Adelie: Detection and prevention of Byzantine behaviour in DAG-based consensus protocols
Andrey Chursin
TL;DR
The paper tackles the vulnerability of uncertified DAGs in DAG-based BFT consensus by introducing Adelie, a protocol that adds the block_view and critical_block rules to Mysticeti’s uncertified DAG framework. It leverages Shoal++-style leadership and a production-ready implementation (bftd) to achieve low latency around 0.5 RTT per element and high throughput, while actively detecting and curbing Byzantine equivocation. Key contributions include formalized validity and liveness mechanisms (block_view, critical_block, unlock), a practical architecture with efficient state management and networking, and an empirical evaluation showing up to 450K TPS with 630 ms finality under realistic deployment.
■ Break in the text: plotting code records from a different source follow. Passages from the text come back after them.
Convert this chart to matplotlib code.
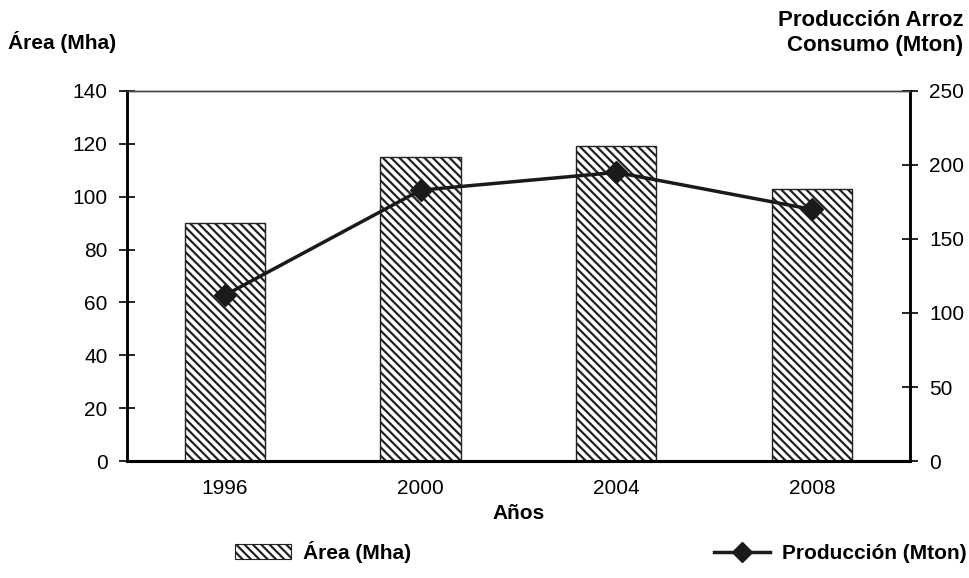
import numpy as np
import matplotlib.pyplot as plt
from matplotlib.lines import Line2D
from matplotlib.patches import Patch

plt.rcParams['font.family'] = ['Liberation Sans', 'DejaVu Sans']
plt.rcParams['hatch.linewidth'] = 1.6

# Datos
anios = ['1996', '2000', '2004', '2008']
area = [90, 115, 119, 103]          # Mha
produccion = [112, 183, 195, 170]   # Mton

x = np.arange(len(anios))
rayado = '\\\\\\\\'
fs = 15

fig = plt.figure(figsize=(9.69, 5.78), dpi=100)
ax = fig.add_axes([0.131, 0.2024, 0.808, 0.6402])
ax2 = ax.twinx()

# Barras de área
ax.bar(x, area, width=0.41, color='white', edgecolor='#222222',
       linewidth=1.0, hatch=rayado, zorder=2)
ax.set_xlim(-0.5, 3.5)
ax.set_ylim(0, 140)
ax.set_yticks(range(0, 141, 20))

# Línea de producción
ax2.plot(x, produccion, color='#1a1a1a', linewidth=2.5, marker='D',
         markersize=11, zorder=3)
ax2.set_ylim(0, 250)
ax2.set_yticks(range(0, 251, 50))

ax.set_xticks(x)
ax.set_xticklabels(anios)
ax.tick_params(axis='x', length=0, labelsize=fs, pad=13)
ax.tick_params(axis='y', direction='inout', length=12, width=1.2, labelsize=fs, pad=8)
ax2.tick_params(axis='y', direction='inout', length=12, width=1.2, labelsize=fs, pad=8)

for a in (ax, ax2):
    a.spines['left'].set_linewidth(1.8)
    a.spines['right'].set_linewidth(1.8)
    a.spines['bottom'].set_linewidth(2.2)
    a.spines['top'].set_linewidth(1.0)
    a.spines['top'].set_color('#444444')

ax.set_xlabel('Años', fontsize=fs, fontweight='bold', labelpad=4)

fig.text(0.008, 0.927, 'Área (Mha)', fontsize=fs, fontweight='bold',
         ha='left', va='center')
fig.text(0.994, 0.943, 'Producción Arroz\nConsumo (Mton)', fontsize=fs + 1,
         fontweight='bold', ha='right', va='center', linespacing=1.2)

# Leyenda
handles = [
    Patch(facecolor='white', edgecolor='#222222', hatch=rayado, linewidth=0.8),
    Line2D([0], [0], color='#1a1a1a', linewidth=2.5, marker='D', markersize=10),
]
fig.legend(handles, ['Área (Mha)', 'Producción (Mton)'], loc='center',
           bbox_to_anchor=(0.62, 0.045), ncol=2, frameon=False,
           columnspacing=14.5, handlelength=2.7, handletextpad=0.6,
           prop={'weight': 'bold', 'size': fs})

fig.savefig('out.png', dpi=100)
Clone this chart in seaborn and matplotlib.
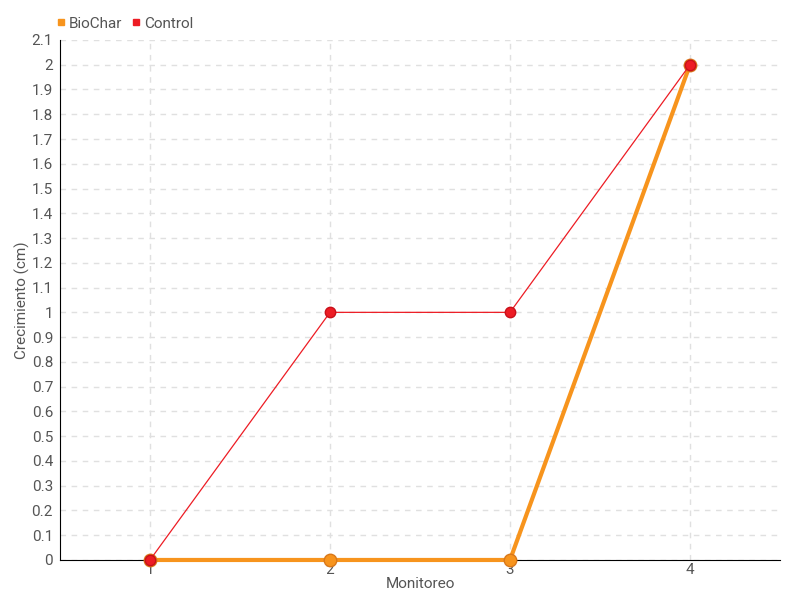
import numpy as np
import pandas as pd
import matplotlib
matplotlib.use("Agg")
import matplotlib.pyplot as plt
import seaborn as sns

monitoreo = [1, 2, 3, 4]
biochar = [0, 0, 0, 2]
control = [0, 1, 1, 2]
y_ticks = [round(0.1 * i, 1) for i in range(22)]

sns.set_style("white")
plt.rcParams["font.family"] = ["Roboto", "DejaVu Sans"]

df = pd.DataFrame({
    "Monitoreo": monitoreo * 2,
    "Crecimiento": biochar + control,
    "Serie": ["BioChar"] * 4 + ["Control"] * 4,
})

fig = plt.figure(figsize=(8, 6), dpi=100)
ax = fig.add_axes([0.075, 0.0667, 0.9, 0.8667])

c_bio = "#f7941d"
c_ctl = "#ed1c24"
txt = "#555555"

sns.lineplot(data=df[df.Serie == "BioChar"], x="Monitoreo", y="Crecimiento",
             color=c_bio, lw=3, marker="o", ms=9, mfc=c_bio, mec="#d9781a",
             mew=1, ax=ax, zorder=3, clip_on=False)
sns.lineplot(data=df[df.Serie == "Control"], x="Monitoreo", y="Crecimiento",
             color=c_ctl, lw=0.9, marker="o", ms=7.5, mfc=c_ctl, mec="#c8101a",
             mew=1, ax=ax, zorder=4, clip_on=False)

ax.set_xlim(0.5, 4.5)
ax.set_ylim(0, 2.1)
ax.set_xticks(monitoreo)
ax.set_yticks(y_ticks)
ax.set_yticklabels([("%g" % t) for t in y_ticks])
ax.tick_params(axis="both", colors=txt, labelsize=11, width=1)
ax.tick_params(axis="x", direction="inout", color="#bbbbbb", length=8, pad=-2)
ax.tick_params(axis="y", direction="inout", color="black", length=6, pad=2)
ax.grid(True, ls=(0, (4, 4)), color="#e0e0e0", lw=1)
for s in ["top", "right"]:
    ax.spines[s].set_visible(False)
ax.spines["left"].set_color("black")
ax.spines["bottom"].set_color("black")
ax.set_xlabel("Monitoreo", color=txt, fontsize=11, labelpad=0)
ax.set_ylabel("Crecimiento (cm)", color=txt, fontsize=11, labelpad=1)

handles = [plt.Line2D([], [], ls="", marker="s", ms=5, color=c_bio),
           plt.Line2D([], [], ls="", marker="s", ms=5, color=c_ctl)]
fig.legend(handles, ["BioChar", "Control"], loc="upper left",
           bbox_to_anchor=(0.052, 0.995), ncol=2, frameon=False, fontsize=11,
           handletextpad=0.1, columnspacing=0.5, handlelength=0.8,
           labelcolor=txt)

fig.savefig("out.png", dpi=100)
The work demonstrates that high-performance DAG-based BFT is feasible in practice, offering significant potential for scalable, robust distributed ledgers.
Abstract
Recent developments in the Byzantine Fault Tolerant consensus protocols have shown the DAG-based protocols to be a very promising technique. While early implementations of DAG-based protocols such as Narwhal/Bullshark trade high throughput for a low latency, the latest versions of DAG-based protocols such as Mysticeti and Shoal++ show that indeed a latency comparable to that of traditional consensus protocols such as HotStuff can be achieve with the DAG-based consensus protocols while still maintaining high throughput. Mysticeti in particular achieves a low latency by implementing a novel approach of using an uncertified DAG - a significant breakthrough comparing to the certified DAG used in the previous generations of the protocol. However, the uncertified DAG exposes the system to new vectors of attacks by Byzantine validators that did not exist in the certified DAG protocols. In this paper we describe those issues and present the Adelie protocol, that addresses issues that comes with an uncertified DAG. We also incorporate some of the techniques from the Shoal++ to reduce latency even further. This paper also presents an implementation of Adelie protocol - bftd that demonstrates yet another breakthrough in the maximum achieved TPS and low latency.